> [WORK TO COMPLETE] Copy out each line of the data that holds the word "standalone".

(Rows from a dataset of charts and code)
— start —
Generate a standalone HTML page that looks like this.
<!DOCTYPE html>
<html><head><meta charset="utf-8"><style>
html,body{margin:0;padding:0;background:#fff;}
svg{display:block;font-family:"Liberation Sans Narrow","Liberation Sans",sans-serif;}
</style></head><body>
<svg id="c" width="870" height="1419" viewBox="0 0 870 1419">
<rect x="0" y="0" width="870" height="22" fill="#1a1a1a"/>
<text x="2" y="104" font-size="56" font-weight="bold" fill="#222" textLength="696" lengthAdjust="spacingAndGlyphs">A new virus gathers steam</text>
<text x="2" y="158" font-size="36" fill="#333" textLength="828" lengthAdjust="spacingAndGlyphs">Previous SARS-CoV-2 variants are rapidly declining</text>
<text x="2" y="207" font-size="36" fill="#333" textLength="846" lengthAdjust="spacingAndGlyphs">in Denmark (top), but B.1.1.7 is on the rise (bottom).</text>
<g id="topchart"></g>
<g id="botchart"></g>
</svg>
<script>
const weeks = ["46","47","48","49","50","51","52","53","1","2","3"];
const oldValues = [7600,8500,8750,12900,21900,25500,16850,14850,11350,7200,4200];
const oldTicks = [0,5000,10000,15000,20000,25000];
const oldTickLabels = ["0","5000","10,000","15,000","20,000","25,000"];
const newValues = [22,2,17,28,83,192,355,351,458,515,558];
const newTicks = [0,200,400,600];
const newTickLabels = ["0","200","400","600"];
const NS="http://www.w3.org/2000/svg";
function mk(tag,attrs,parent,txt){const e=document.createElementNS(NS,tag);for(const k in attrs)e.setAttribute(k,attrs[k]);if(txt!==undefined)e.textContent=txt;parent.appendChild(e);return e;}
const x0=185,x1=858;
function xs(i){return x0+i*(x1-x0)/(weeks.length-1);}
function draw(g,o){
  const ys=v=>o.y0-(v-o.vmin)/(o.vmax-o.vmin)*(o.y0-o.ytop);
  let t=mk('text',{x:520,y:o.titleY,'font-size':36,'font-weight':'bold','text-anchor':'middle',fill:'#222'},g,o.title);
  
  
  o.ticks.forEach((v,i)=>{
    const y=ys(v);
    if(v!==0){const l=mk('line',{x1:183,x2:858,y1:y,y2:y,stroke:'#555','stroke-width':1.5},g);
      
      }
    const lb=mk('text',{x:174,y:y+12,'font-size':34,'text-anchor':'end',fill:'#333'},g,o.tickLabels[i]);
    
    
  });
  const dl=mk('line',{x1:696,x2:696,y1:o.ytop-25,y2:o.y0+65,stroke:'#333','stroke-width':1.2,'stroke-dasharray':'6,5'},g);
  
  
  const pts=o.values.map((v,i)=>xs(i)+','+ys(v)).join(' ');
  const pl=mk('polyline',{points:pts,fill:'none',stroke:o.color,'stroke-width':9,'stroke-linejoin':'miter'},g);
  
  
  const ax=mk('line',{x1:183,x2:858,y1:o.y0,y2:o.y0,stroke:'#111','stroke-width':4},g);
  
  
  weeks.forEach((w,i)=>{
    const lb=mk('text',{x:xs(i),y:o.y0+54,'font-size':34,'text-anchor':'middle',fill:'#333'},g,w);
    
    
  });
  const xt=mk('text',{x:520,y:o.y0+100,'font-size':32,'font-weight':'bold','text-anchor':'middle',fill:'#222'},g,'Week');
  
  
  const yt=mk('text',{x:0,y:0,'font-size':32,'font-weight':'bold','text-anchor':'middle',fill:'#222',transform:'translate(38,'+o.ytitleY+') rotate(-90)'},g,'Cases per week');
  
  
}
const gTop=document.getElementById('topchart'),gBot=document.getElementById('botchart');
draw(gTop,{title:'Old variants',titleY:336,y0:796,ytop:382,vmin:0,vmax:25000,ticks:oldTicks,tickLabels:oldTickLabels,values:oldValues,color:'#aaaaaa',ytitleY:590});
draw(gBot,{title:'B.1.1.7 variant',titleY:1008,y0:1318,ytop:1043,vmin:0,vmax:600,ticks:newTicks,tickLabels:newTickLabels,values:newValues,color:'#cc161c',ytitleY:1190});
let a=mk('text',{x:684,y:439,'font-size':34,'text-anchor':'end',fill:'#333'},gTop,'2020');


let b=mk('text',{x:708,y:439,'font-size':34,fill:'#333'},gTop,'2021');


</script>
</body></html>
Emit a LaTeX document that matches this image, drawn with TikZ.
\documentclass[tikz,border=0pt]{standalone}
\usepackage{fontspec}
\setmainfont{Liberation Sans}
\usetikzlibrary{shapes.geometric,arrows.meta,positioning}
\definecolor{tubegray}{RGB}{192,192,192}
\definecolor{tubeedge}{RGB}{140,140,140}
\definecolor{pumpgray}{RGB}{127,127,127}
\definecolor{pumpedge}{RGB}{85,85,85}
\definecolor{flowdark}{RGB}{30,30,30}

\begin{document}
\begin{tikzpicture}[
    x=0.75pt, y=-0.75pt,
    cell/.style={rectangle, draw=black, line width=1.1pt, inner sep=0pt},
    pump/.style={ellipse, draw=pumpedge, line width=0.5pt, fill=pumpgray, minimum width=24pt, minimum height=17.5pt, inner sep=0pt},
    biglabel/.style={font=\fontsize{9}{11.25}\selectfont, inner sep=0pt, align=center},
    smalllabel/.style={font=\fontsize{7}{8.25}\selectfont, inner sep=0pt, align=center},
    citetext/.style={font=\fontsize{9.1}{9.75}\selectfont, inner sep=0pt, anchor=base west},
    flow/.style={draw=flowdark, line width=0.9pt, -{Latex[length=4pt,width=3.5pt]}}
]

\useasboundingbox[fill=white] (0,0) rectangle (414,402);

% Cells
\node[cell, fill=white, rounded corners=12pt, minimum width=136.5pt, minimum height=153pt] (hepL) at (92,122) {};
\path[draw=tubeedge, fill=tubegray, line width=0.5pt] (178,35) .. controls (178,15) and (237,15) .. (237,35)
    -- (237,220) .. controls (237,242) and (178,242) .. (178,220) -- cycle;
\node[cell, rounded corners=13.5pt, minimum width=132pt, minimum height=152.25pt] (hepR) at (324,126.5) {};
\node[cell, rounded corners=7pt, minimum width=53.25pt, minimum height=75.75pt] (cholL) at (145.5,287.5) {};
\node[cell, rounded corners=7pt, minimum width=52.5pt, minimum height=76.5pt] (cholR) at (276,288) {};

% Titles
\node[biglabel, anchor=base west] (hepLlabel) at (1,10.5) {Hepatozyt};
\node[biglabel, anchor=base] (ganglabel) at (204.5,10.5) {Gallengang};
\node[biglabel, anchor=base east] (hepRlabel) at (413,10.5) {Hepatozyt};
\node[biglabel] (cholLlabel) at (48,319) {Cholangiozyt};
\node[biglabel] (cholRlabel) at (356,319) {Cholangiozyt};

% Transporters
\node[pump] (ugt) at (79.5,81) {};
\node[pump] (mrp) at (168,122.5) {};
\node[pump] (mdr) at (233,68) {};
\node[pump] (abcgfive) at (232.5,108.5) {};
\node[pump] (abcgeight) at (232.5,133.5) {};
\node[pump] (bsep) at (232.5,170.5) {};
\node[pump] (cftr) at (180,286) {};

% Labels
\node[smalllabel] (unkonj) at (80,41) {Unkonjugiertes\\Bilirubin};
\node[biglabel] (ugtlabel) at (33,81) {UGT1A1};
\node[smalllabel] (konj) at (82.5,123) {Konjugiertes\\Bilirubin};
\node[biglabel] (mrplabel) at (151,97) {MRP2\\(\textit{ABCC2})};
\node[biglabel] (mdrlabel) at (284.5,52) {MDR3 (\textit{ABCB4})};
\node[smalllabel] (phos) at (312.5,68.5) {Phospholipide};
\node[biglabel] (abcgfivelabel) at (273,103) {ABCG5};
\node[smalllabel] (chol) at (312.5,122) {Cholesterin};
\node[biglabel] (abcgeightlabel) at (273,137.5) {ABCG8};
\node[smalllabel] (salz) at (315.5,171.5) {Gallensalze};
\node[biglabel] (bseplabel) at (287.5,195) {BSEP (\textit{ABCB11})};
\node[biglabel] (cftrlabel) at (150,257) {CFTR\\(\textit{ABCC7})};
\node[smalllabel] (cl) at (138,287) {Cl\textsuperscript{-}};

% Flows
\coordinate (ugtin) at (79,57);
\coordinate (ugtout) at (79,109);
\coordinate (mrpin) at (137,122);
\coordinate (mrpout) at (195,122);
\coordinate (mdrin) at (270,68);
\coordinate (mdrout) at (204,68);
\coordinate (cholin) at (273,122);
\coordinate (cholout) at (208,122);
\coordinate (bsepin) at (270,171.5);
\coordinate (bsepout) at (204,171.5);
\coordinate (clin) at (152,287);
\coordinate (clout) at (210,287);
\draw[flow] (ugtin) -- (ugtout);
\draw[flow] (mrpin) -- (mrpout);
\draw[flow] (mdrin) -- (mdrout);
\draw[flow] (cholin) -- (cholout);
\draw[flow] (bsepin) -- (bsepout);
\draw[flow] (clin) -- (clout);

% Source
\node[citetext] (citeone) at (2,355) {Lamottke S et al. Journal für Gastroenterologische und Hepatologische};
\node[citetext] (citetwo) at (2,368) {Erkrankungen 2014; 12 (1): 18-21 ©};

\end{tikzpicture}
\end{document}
— end —
> [WRITTEN ANSWER]
Generate a standalone HTML page that looks like this.
\documentclass[tikz,border=0pt]{standalone}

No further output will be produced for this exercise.